Thank you guys for all the inputs. It seems you all share similar opinions on a lot of my problems.Will be working on those

User avatar
daiff
Posts: 36
Joined: Wed Dec 28, 2016 2:34 am

Re: Beg For Harsh Critique PS+DS

Postby daiff » Tue Aug 15, 2017 7:34 am

cavalier1138 wrote:Personal Statement
-Vague, pretentious, and generally pointless. I have literally no idea what the theme is after two close read-throughs. That's a problem.

-Quit it with the generalities about "facilitating justice". If that's your interest, then you need to hammer out the specifics.

-Every sentence looks like it was fed through a thesaurus. There are little hints throughout that English is not your first language, so that's understandable. But this is supposed to be a personal statement, and the phrasing is far too lofty. To add to this, some of the word choice is just awkward and unwieldy.

-Overall, a lot of the problems will probably get fixed when you find something to focus on. Because this thing is all over the place right now.

Diversity Statement
-I literally have no idea why you wrote a diversity statement. All I got from this was that you have a family and competed in track and field. That's not diversity. If you're Chinese, then that's something worth highlighting, but it absolutely doesn't come through.

-If you do rewrite this, it needs to be much, much, much, much shorter. But as it is, you should just cut it entirely.
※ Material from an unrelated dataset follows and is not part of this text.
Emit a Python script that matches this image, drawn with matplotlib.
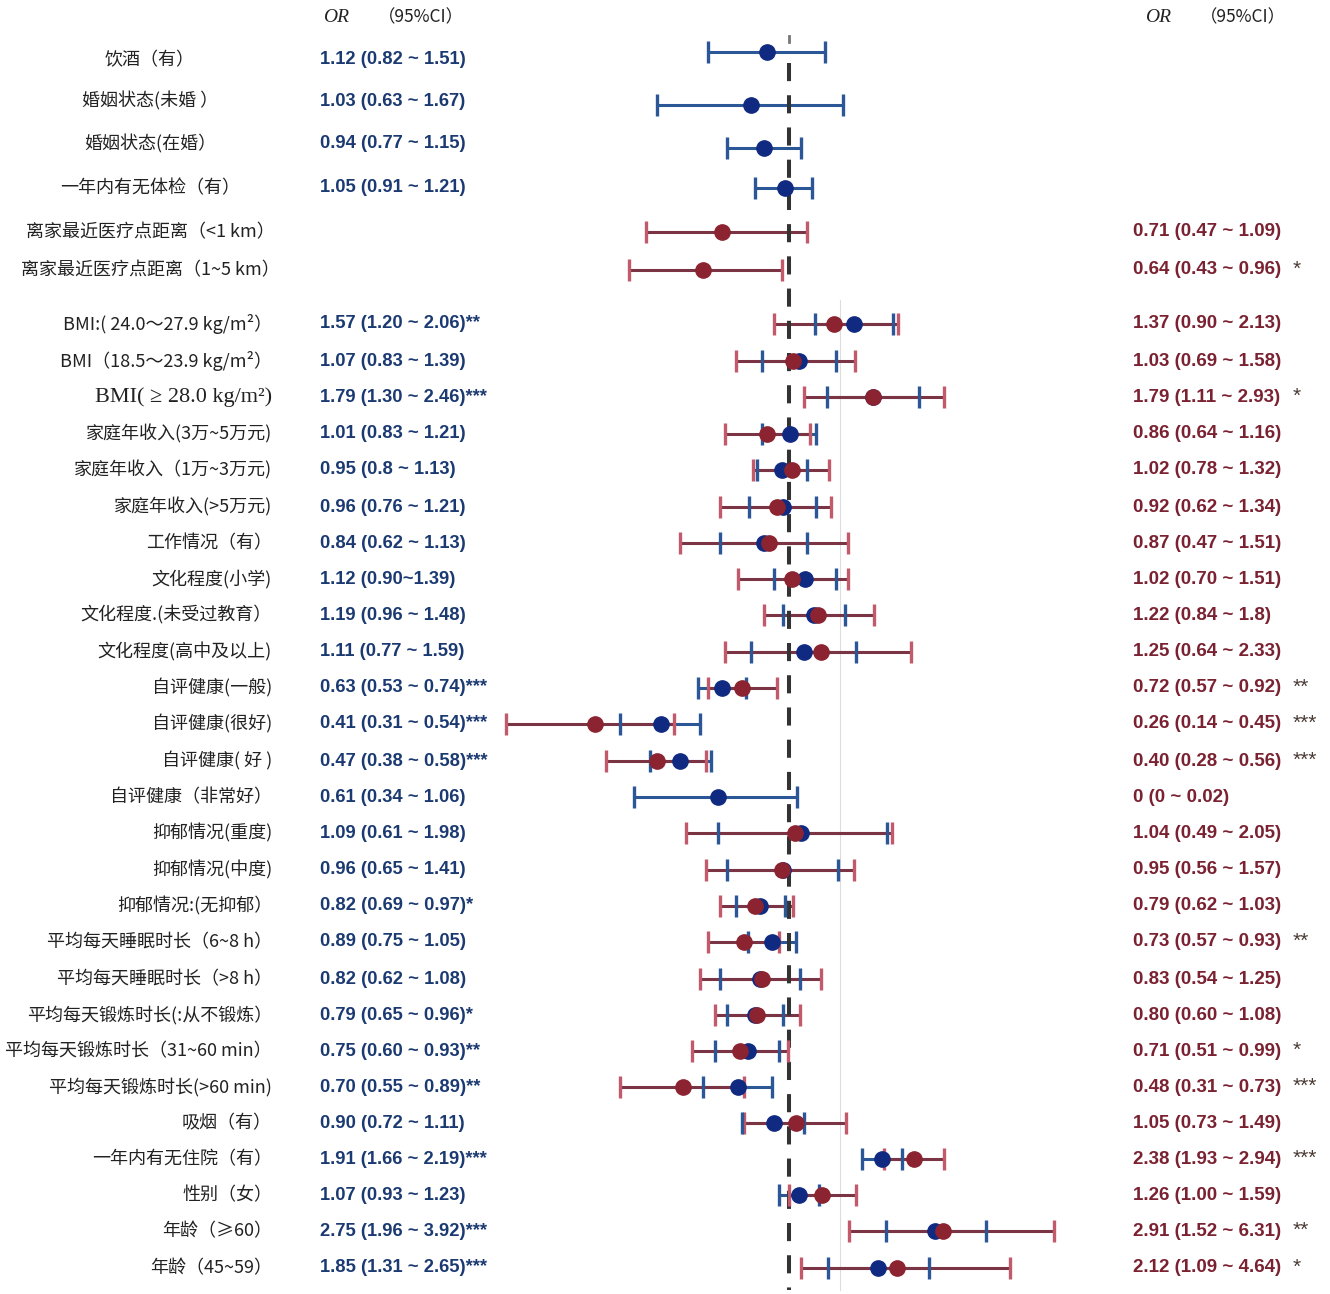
import numpy as np
import matplotlib
matplotlib.use('Agg')
import matplotlib.pyplot as plt

nan = np.nan

# ---- data ----
labels = [
    '饮酒（有）', '婚姻状态(未婚 ）', '婚姻状态(在婚）', '一年内有无体检（有）',
    '离家最近医疗点距离（<1 km）', '离家最近医疗点距离（1~5 km）',
    'BMI:( 24.0～27.9 kg/m²）', 'BMI（18.5～23.9 kg/m²）', 'BMI( ≥ 28.0 kg/m²)',
    '家庭年收入(3万~5万元)', '家庭年收入（1万~3万元)', '家庭年收入(>5万元)',
    '工作情况（有）', '文化程度(小学)', '文化程度.(未受过教育）', '文化程度(高中及以上)',
    '自评健康(一般)', '自评健康(很好)', '自评健康( 好 )', '自评健康（非常好）',
    '抑郁情况(重度)', '抑郁情况(中度)', '抑郁情况:(无抑郁）',
    '平均每天睡眠时长（6~8 h）', '平均每天睡眠时长（>8 h）',
    '平均每天锻炼时长(:从不锻炼）', '平均每天锻炼时长（31~60 min）', '平均每天锻炼时长(>60 min)',
    '吸烟（有）', '一年内有无住院（有）', '性别（女）', '年龄（≥60）', '年龄（45~59）',
]

blue_text = [
    '1.12 (0.82 ~ 1.51)', '1.03 (0.63 ~ 1.67)', '0.94 (0.77 ~ 1.15)', '1.05 (0.91 ~ 1.21)',
    '', '',
    '1.57 (1.20 ~ 2.06)**', '1.07 (0.83 ~ 1.39)', '1.79 (1.30 ~ 2.46)***',
    '1.01 (0.83 ~ 1.21)', '0.95 (0.8 ~ 1.13)', '0.96 (0.76 ~ 1.21)',
    '0.84 (0.62 ~ 1.13)', '1.12 (0.90~1.39)', '1.19 (0.96 ~ 1.48)', '1.11 (0.77 ~ 1.59)',
    '0.63 (0.53 ~ 0.74)***', '0.41 (0.31 ~ 0.54)***', '0.47 (0.38 ~ 0.58)***', '0.61 (0.34 ~ 1.06)',
    '1.09 (0.61 ~ 1.98)', '0.96 (0.65 ~ 1.41)', '0.82 (0.69 ~ 0.97)*',
    '0.89 (0.75 ~ 1.05)', '0.82 (0.62 ~ 1.08)',
    '0.79 (0.65 ~ 0.96)*', '0.75 (0.60 ~ 0.93)**', '0.70 (0.55 ~ 0.89)**',
    '0.90 (0.72 ~ 1.11)', '1.91 (1.66 ~ 2.19)***', '1.07 (0.93 ~ 1.23)',
    '2.75 (1.96 ~ 3.92)***', '1.85 (1.31 ~ 2.65)***',
]

red_text = [
    '', '', '', '',
    '0.71 (0.47 ~ 1.09)', '0.64 (0.43 ~ 0.96)',
    '1.37 (0.90 ~ 2.13)', '1.03 (0.69 ~ 1.58)', '1.79 (1.11 ~ 2.93)',
    '0.86 (0.64 ~ 1.16)', '1.02 (0.78 ~ 1.32)', '0.92 (0.62 ~ 1.34)',
    '0.87 (0.47 ~ 1.51)', '1.02 (0.70 ~ 1.51)', '1.22 (0.84 ~ 1.8)', '1.25 (0.64 ~ 2.33)',
    '0.72 (0.57 ~ 0.92)', '0.26 (0.14 ~ 0.45)', '0.40 (0.28 ~ 0.56)', '0 (0 ~ 0.02)',
    '1.04 (0.49 ~ 2.05)', '0.95 (0.56 ~ 1.57)', '0.79 (0.62 ~ 1.03)',
    '0.73 (0.57 ~ 0.93)', '0.83 (0.54 ~ 1.25)',
    '0.80 (0.60 ~ 1.08)', '0.71 (0.51 ~ 0.99)', '0.48 (0.31 ~ 0.73)',
    '1.05 (0.73 ~ 1.49)', '2.38 (1.93 ~ 2.94)', '1.26 (1.00 ~ 1.59)',
    '2.91 (1.52 ~ 6.31)', '2.12 (1.09 ~ 4.64)',
]
red_stars = [
    '', '', '', '', '', '*', '', '', '*', '', '', '', '', '', '', '',
    '**', '***', '***', '', '', '', '', '**', '', '', '*', '***', '', '***', '', '**', '*',
]

# plotted estimates as drawn in the figure (log axis)
blue_or = [0.86, 0.77, 0.84, 0.97, nan, nan, 1.57, 1.07, 1.79, 1.01, 0.95, 0.96, 0.84, 1.12, 1.19, 1.11,
           0.63, 0.41, 0.47, 0.61, 1.09, 0.96, 0.82, 0.89, 0.82, 0.79, 0.75, 0.70, 0.90, 1.91, 1.07, 2.75, 1.85]
blue_lo = [0.57, 0.40, 0.65, 0.79, nan, nan, 1.20, 0.83, 1.30, 0.83, 0.80, 0.76, 0.62, 0.90, 0.96, 0.77,
           0.53, 0.31, 0.38, 0.34, 0.61, 0.65, 0.69, 0.75, 0.62, 0.65, 0.60, 0.55, 0.72, 1.66, 0.93, 1.96, 1.31]
blue_hi = [1.28, 1.46, 1.09, 1.17, nan, nan, 2.06, 1.39, 2.46, 1.21, 1.13, 1.21, 1.13, 1.39, 1.48, 1.59,
           0.74, 0.54, 0.58, 1.06, 1.98, 1.41, 0.97, 1.05, 1.08, 0.96, 0.93, 0.89, 1.11, 2.19, 1.23, 3.92, 2.65]

red_or = [nan, nan, nan, nan, 0.63, 0.55, 1.37, 1.03, 1.79, 0.86, 1.02, 0.92, 0.87, 1.02, 1.22, 1.25,
          0.72, 0.26, 0.40, nan, 1.04, 0.95, 0.79, 0.73, 0.83, 0.80, 0.71, 0.48, 1.05, 2.38, 1.26, 2.91, 2.12]
red_lo = [nan, nan, nan, nan, 0.37, 0.33, 0.90, 0.69, 1.11, 0.64, 0.78, 0.62, 0.47, 0.70, 0.84, 0.64,
          0.57, 0.14, 0.28, nan, 0.49, 0.56, 0.62, 0.57, 0.54, 0.60, 0.51, 0.31, 0.73, 1.93, 1.00, 1.52, 1.09]
red_hi = [nan, nan, nan, nan, 1.13, 0.95, 2.13, 1.58, 2.93, 1.16, 1.32, 1.34, 1.51, 1.51, 1.80, 2.33,
          0.92, 0.45, 0.56, nan, 2.05, 1.57, 1.03, 0.93, 1.25, 1.08, 0.99, 0.73, 1.49, 2.94, 1.59, 6.31, 4.64]

# ---- layout (pixels) ----
W, H = 1330, 1294
row_y = [60, 101, 144, 188, 232, 270, 324, 361, 397, 434, 470, 507, 543, 579, 615, 652, 688, 724,
         761, 797, 833, 870, 906, 942, 979, 1015, 1051, 1087, 1123, 1159, 1195, 1231, 1268]
mark_y = list(row_y)
mark_y[0], mark_y[1], mark_y[2] = 52, 105, 148

ONE_PX = 789.0      # pixel column of OR = 1
PX_PER_LN = 144.0   # pixels per unit of ln(OR)
FX0, FX1 = 440, 1120

BLUE_TXT = '#1b3a72'
RED_TXT = '#7a2231'
BLUE_LINE = '#2b5797'
BLUE_DOT = '#0f2a80'
RED_LINE = '#7b3443'
RED_CAP = '#c25a6c'
RED_DOT = '#8b2330'

cjk = ['Noto Sans CJK SC', 'DejaVu Sans']
num = ['Liberation Sans', 'DejaVu Sans']
serif = ['Liberation Serif', 'Noto Sans CJK SC']

fig = plt.figure(figsize=(W / 100, H / 100), dpi=100)
bg = fig.add_axes([0, 0, 1, 1])
bg.set_xlim(0, W)
bg.set_ylim(H, 0)
bg.axis('off')

ax = fig.add_axes([FX0 / W, 0, (FX1 - FX0) / W, 1])
ax.set_xscale('log')
ax.set_xlim(np.exp((FX0 - ONE_PX) / PX_PER_LN), np.exp((FX1 - ONE_PX) / PX_PER_LN))
ax.set_ylim(H, 0)
ax.axis('off')

# faint background rule
bg.plot([840, 840], [300, 1290], color='#dddddd', lw=0.8, zorder=0)

# headers
for hx in (323, 1145):
    bg.text(hx, 17, 'OR', family=serif, style='italic', fontsize=14, va='center', color='#222222')
    bg.text(hx + 55, 17, '（95%CI）', family=cjk, fontsize=12.5, va='center', color='#222222')

# row labels and OR text
for i, lab in enumerate(labels):
    y = row_y[i]
    is_serif = lab.startswith('BMI( ')
    fam = serif if is_serif else cjk
    fs = 16 if is_serif else 13
    if i < 6:
        bg.text(150, y, lab, family=fam, fontsize=fs, ha='center', va='center', color='#222222')
    else:
        bg.text(272, y, lab, family=fam, fontsize=fs, ha='right', va='center', color='#222222')
    if blue_text[i]:
        bg.text(320, y, blue_text[i], family=num, fontsize=13.2, fontweight='bold',
                ha='left', va='center', color=BLUE_TXT)
    if red_text[i]:
        bg.text(1133, y, red_text[i], family=num, fontsize=13.5, fontweight='bold',
                ha='left', va='center', color=RED_TXT)
    if red_stars[i]:
        bg.text(1293, y - 1, red_stars[i], family=num, fontsize=15,
                ha='left', va='center', color='#4a3a34')

# reference line at OR = 1
ax.plot([1, 1], [63, 1290], color='#333333', lw=2.9, linestyle=(0, (4.5, 3.5)), zorder=3,
        solid_capstyle='butt', dash_capstyle='butt')
ax.plot([1, 1], [36, 42], color='#777777', lw=2.0, zorder=3)

# confidence intervals
ax.hlines(mark_y, blue_lo, blue_hi, color=BLUE_LINE, lw=2.2, zorder=2)
ax.hlines(mark_y, red_lo, red_hi, color=RED_LINE, lw=2.2, zorder=2.5)
ax.plot(red_lo, mark_y, '|', color=RED_CAP, ms=16, mew=2.4, zorder=3.5)
ax.plot(red_hi, mark_y, '|', color=RED_CAP, ms=16, mew=2.4, zorder=3.5)
ax.plot(blue_lo, mark_y, '|', color=BLUE_LINE, ms=16, mew=2.4, zorder=4)
ax.plot(blue_hi, mark_y, '|', color=BLUE_LINE, ms=16, mew=2.4, zorder=4)

# point estimates
ax.plot(blue_or, mark_y, 'o', color=BLUE_DOT, ms=11, mec=BLUE_DOT, zorder=5)
ax.plot(red_or, mark_y, 'o', color=RED_DOT, ms=11, mec=RED_DOT, zorder=6)

fig.savefig('out.png', dpi=100, facecolor='white')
For the DS, I think I want to use some of my background and experiences as an opening. But being a Chinese is not the point I want to highlight. I intend to show how I reacted in my past situations, and I wish what I worked should reflect some of my qualities. Its the character that I want to show. Sorry it didn't come through.

cavalier1138
Posts: 4483
Joined: Fri Mar 25, 2016 8:01 pm

Re: Beg For Harsh Critique PS+DS

Postby cavalier1138 » Tue Aug 15, 2017 8:03 am

daiff wrote:For the DS, I think I want to use some of my background and experiences as an opening. But being a Chinese is not the point I want to highlight. I intend to show how I reacted in my past situations, and I wish what I worked should reflect some of my qualities. Its the character that I want to show. Sorry it didn't come through.


Then don't write a diversity statement. A DS is a purely optional paper that should only be used to highlight any ways in which you are diverse from the average law school applicant. If you're not going to highlight your Chinese heritage, then there's absolutely no point in writing a DS.